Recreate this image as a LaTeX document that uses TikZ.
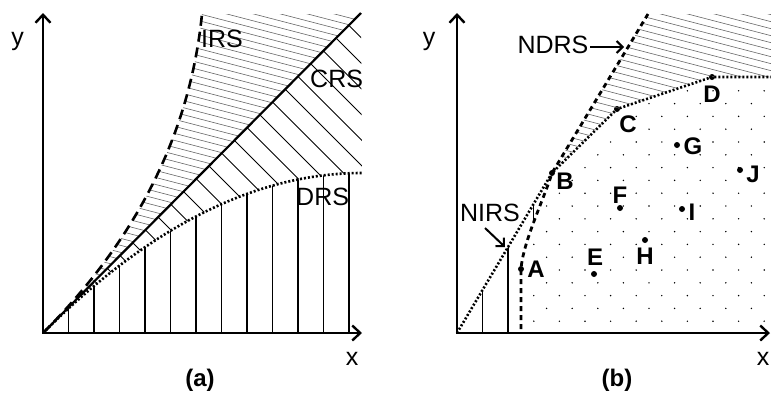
\documentclass[tikz,border=0pt]{standalone}
\usepackage{fontspec}
\setmainfont{Liberation Sans}
\usetikzlibrary{arrows.meta}
\begin{document}
\begin{tikzpicture}[x=1pt,y=-1pt,
  axes/.style={line width=2.4pt,{Straight Barb[length=8pt,width=15pt]}-{Straight Barb[length=8pt,width=15pt]}},
  crsline/.style={line width=2.2pt},
  dashcurve/.style={line width=2.6pt,dash pattern=on 10pt off 6pt},
  dotcurve/.style={line width=2.6pt,dash pattern=on 2pt off 2pt},
  ndrsline/.style={line width=2.8pt,dash pattern=on 5pt off 4pt},
  ghatch/.style={line width=0.6pt,black!60},
  bhatch/.style={line width=1pt},
  vhatch/.style={line width=1.1pt},
  lbl/.style={font=\fontsize{25}{25}\selectfont,inner sep=0pt,anchor=base},
  blbl/.style={font=\fontsize{24}{24}\selectfont\bfseries,inner sep=0pt,anchor=base},
  ptdot/.style={circle,fill,inner sep=0pt,minimum size=6pt},
  labarrow/.style={line width=2pt,-{Straight Barb[length=6pt,width=12pt]}}]
\useasboundingbox (0,0) rectangle (771,392);

% ---------------- panel (a)
\coordinate (Oa) at (43,333);
\coordinate (Ya) at (43,13);
\coordinate (Xa) at (362,333);
\coordinate (Ctop) at (361,13);
\coordinate (Itop) at (202,14);
\coordinate (Dend) at (362,173);

\begin{scope}
\clip (Oa) .. controls (137,239) and (190,133) .. (Itop) -- (361,14) -- cycle;
\foreach \c in {-150,-143,...,350} \draw[ghatch] (0,\c) -- (780,\c+202.8);
\end{scope}

\begin{scope}
\clip (Oa) -- (Ctop) -- (Dend) .. controls (256,173) and (149.7,226.3) .. (Oa) -- cycle;
\foreach \c in {-400,-374.5,...,400} \draw[bhatch] (0,\c) -- (450,\c+450);
\end{scope}

\begin{scope}
\clip (Oa) .. controls (149.7,226.3) and (256,173) .. (Dend) -- (362,333) -- cycle;
\foreach \k in {1,...,12} \draw[vhatch] (43+25.5*\k,333) -- (43+25.5*\k,100);
\end{scope}

\draw[crsline] (Oa) -- (Ctop);
\draw[dashcurve] (Oa) .. controls (137,239) and (190,133) .. (Itop);
\draw[dotcurve] (Oa) .. controls (149.7,226.3) and (256,173) .. (Dend);
\draw[axes] (Ya) -- (Oa) -- (Xa);

\node[lbl] (ya) at (17.5,45) {y};
\node[lbl] (xa) at (352,365) {x};
\node[lbl,anchor=base west] (irs) at (201,47) {IRS};
\node[lbl,anchor=base west] (crs) at (310,87) {CRS};
\node[lbl,anchor=base west] (drs) at (296,205) {DRS};
\node[blbl] (capa) at (200,386) {(a)};

% ---------------- panel (b)
\coordinate (Ob) at (457,333);
\coordinate (Yb) at (457,13);
\coordinate (Xb) at (770,333);
\coordinate (Ntop) at (648,14);
\coordinate (Nbot) at (521,333);
\coordinate (Fend) at (771,77);

\node[ptdot] (pA) at (521,269) {};
\node[ptdot] (pB) at (552,173) {};
\node[ptdot] (pC) at (617,109) {};
\node[ptdot] (pD) at (712,77) {};
\node[ptdot] (pE) at (594,274) {};
\node[ptdot] (pF) at (620,208) {};
\node[ptdot] (pG) at (677,145) {};
\node[ptdot] (pH) at (645,240) {};
\node[ptdot] (pI) at (682,209) {};
\node[ptdot] (pJ) at (740,170) {};

% gray hatch above frontier
\begin{scope}
\clip (Ntop) -- (pB.center) -- (pC.center) -- (pD.center) -- (Fend) -- (771,14) -- cycle;
\foreach \c in {-150,-143,...,350} \draw[ghatch] (380,\c) -- (780,\c+104);
\end{scope}

% vertical hatch between NIRS and NDRS
\begin{scope}
\clip (Ob) -- (pB.center) .. controls (544,199) and (523,242) .. (pA.center) -- (Nbot) -- cycle;
\foreach \k in {1,2,3} \draw[vhatch] (457+25.5*\k,333) -- (457+25.5*\k,150);
\end{scope}

% dotted lattice
\begin{scope}
\clip (525,333) -- (525,269) .. controls (527,242) and (548,199) .. (556,176.5) -- (620,112.5) -- (714,80.5) -- (771,80.5) -- (771,333) -- cycle;
\foreach \m in {1,...,20} \foreach \j in {0,...,13}
  \fill ({457+12.8*(2*\j+1-mod(\m,2))},{334-12.8*\m}) circle[radius=0.8pt];
\end{scope}

\draw[ndrsline] (Ntop) -- (pB.center) .. controls (544,199) and (523,242) .. (pA.center) -- (Nbot);
\draw[dotcurve] (Ob) -- (pB.center) -- (pC.center) -- (pD.center) -- (Fend);
\draw[axes] (Yb) -- (Ob) -- (Xb);

\node[lbl] (yb) at (429,45) {y};
\node[lbl] (xb) at (763,365) {x};
\node[blbl] (capb) at (617,386) {(b)};

\node[lbl] (ndrs) at (553,53) {NDRS};
\coordinate (ndrsTip) at (624,47);
\coordinate (ndrsStart) at (590,47);
\draw[labarrow] (ndrsStart) -- (ndrsTip);

\node[lbl] (nirs) at (490,221) {NIRS};
\coordinate (nirsStart) at (485,228);
\coordinate (nirsTip) at (505,247);
\draw[labarrow] (nirsStart) -- (nirsTip);

\node[blbl] (lA) at (536,277) {A};
\node[blbl] (lB) at (565,189) {B};
\node[blbl] (lC) at (628,132) {C};
\node[blbl] (lD) at (712,102) {D};
\node[blbl] (lE) at (595,265) {E};
\node[blbl] (lF) at (620,203) {F};
\node[blbl] (lG) at (693,154) {G};
\node[blbl] (lH) at (645,264) {H};
\node[blbl] (lI) at (692,220) {I};
\node[blbl] (lJ) at (753,182) {J};
\end{tikzpicture}
\end{document}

########

■ EXERCISE BRIEF
Write out exactly the lines between the start of the data and the line with "(Ya) -- (Oa) -- (Xa);", including both, but none of the pictures.

■ RESPONSE TO THE TASK
Recreate this image as a LaTeX document that uses TikZ.
\documentclass[tikz,border=0pt]{standalone}
\usepackage{fontspec}
\setmainfont{Liberation Sans}
\usetikzlibrary{arrows.meta}
\begin{document}
\begin{tikzpicture}[x=1pt,y=-1pt,
  axes/.style={line width=2.4pt,{Straight Barb[length=8pt,width=15pt]}-{Straight Barb[length=8pt,width=15pt]}},
  crsline/.style={line width=2.2pt},
  dashcurve/.style={line width=2.6pt,dash pattern=on 10pt off 6pt},
  dotcurve/.style={line width=2.6pt,dash pattern=on 2pt off 2pt},
  ndrsline/.style={line width=2.8pt,dash pattern=on 5pt off 4pt},
  ghatch/.style={line width=0.6pt,black!60},
  bhatch/.style={line width=1pt},
  vhatch/.style={line width=1.1pt},
  lbl/.style={font=\fontsize{25}{25}\selectfont,inner sep=0pt,anchor=base},
  blbl/.style={font=\fontsize{24}{24}\selectfont\bfseries,inner sep=0pt,anchor=base},
  ptdot/.style={circle,fill,inner sep=0pt,minimum size=6pt},
  labarrow/.style={line width=2pt,-{Straight Barb[length=6pt,width=12pt]}}]
\useasboundingbox (0,0) rectangle (771,392);

% ---------------- panel (a)
\coordinate (Oa) at (43,333);
\coordinate (Ya) at (43,13);
\coordinate (Xa) at (362,333);
\coordinate (Ctop) at (361,13);
\coordinate (Itop) at (202,14);
\coordinate (Dend) at (362,173);

\begin{scope}
\clip (Oa) .. controls (137,239) and (190,133) .. (Itop) -- (361,14) -- cycle;
\foreach \c in {-150,-143,...,350} \draw[ghatch] (0,\c) -- (780,\c+202.8);
\end{scope}

\begin{scope}
\clip (Oa) -- (Ctop) -- (Dend) .. controls (256,173) and (149.7,226.3) .. (Oa) -- cycle;
\foreach \c in {-400,-374.5,...,400} \draw[bhatch] (0,\c) -- (450,\c+450);
\end{scope}

\begin{scope}
\clip (Oa) .. controls (149.7,226.3) and (256,173) .. (Dend) -- (362,333) -- cycle;
\foreach \k in {1,...,12} \draw[vhatch] (43+25.5*\k,333) -- (43+25.5*\k,100);
\end{scope}

\draw[crsline] (Oa) -- (Ctop);
\draw[dashcurve] (Oa) .. controls (137,239) and (190,133) .. (Itop);
\draw[dotcurve] (Oa) .. controls (149.7,226.3) and (256,173) .. (Dend);
\draw[axes] (Ya) -- (Oa) -- (Xa);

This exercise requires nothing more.